VANCOUVER – Today, the 2,500 civic workers at Vancouver City Hall, Park Board, Ray-Cam Cooperative Association and Britannia Community Services Society overwhelmingly rejected what the City of Vancouver is calling their “final offer” by 89 per cent.  As a last resort, the Local representing the workers, CUPE 15, will be issuing 72-hour strike notice tomorrow morning at 8:00 a.m.

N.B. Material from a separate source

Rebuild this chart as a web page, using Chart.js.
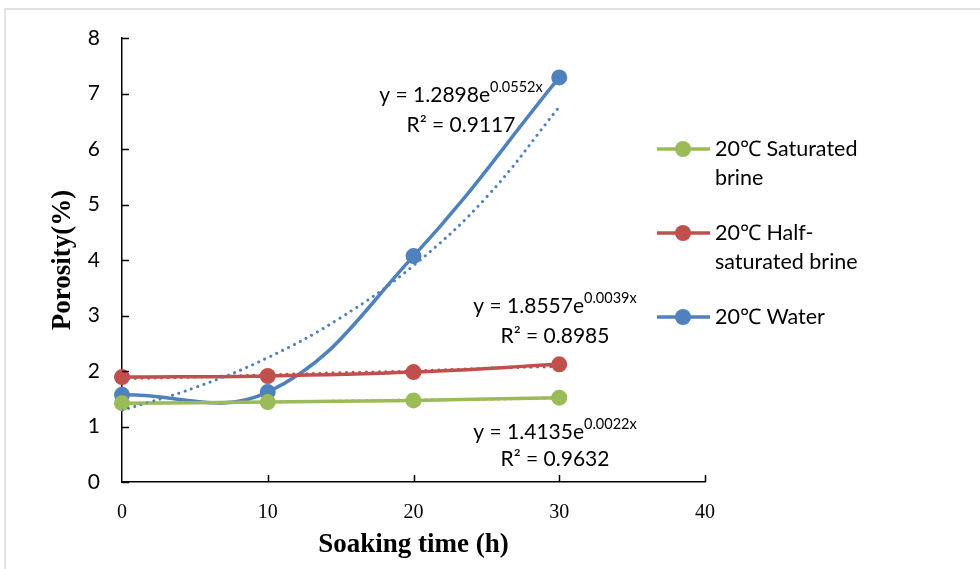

CUPE 15 is also calling on the City of Vancouver to avert a city and escalating region-wide strike by going back to the table to negotiate, booking their meeting rooms at 545 West 10th Avenue in Vancouver at 10:30 a.m. for that purpose.
 
“We’re not surprised,” says Paul Faoro, CUPE 15 President, of the final offer vote results. “It shows the degree to which civic workers are aghast at the City of Vancouver and Bureau’s total refusal to engage in legitimate bargaining and sends a clear message to the City that they need to get back to the bargaining table.”
 
“We are always ready to negotiate,” says Faoro. “The difficulty is the City of Vancouver has refused to bargain from day one. They only want to impose and dictate their mandate, completely ignoring the concerns of city employees.”
 
Vancouver inside workers are seeking to improve treatment of part-time and auxiliary staff, address the serious concern of contracting out and privatization of public civic services, equal vacation time with non-union staff, and a fair wage proposal. None of these issues have been addressed by the employer at the bargaining table. Rather a number of invasive management rights and take-aways are being demanded of the workers.
 
Faoro points to a troubling pattern in Lower Mainland civic bargaining where employers with the direction of the GVRD Labour Relations Bureau (“Bureau”) refuse to make progress at municipal bargaining tables, force mediation, impose final offer votes and ultimately force workers on strike, potentially causing mass disruptions in vital civic services.
 
“We’re asking the City to bargain, not bully,” says Faoro. “If the City arrives at the table tomorrow with the intention to bargain, then a fair contract should be easily achievable.”
 
Like most Lower Mainland civic contracts, CUPE 15’s collective agreement expired over 6 months ago. Delta civic workers represented by CUPE 454 also voted down a final offer vote imposed on them by their employer along with the Bureau.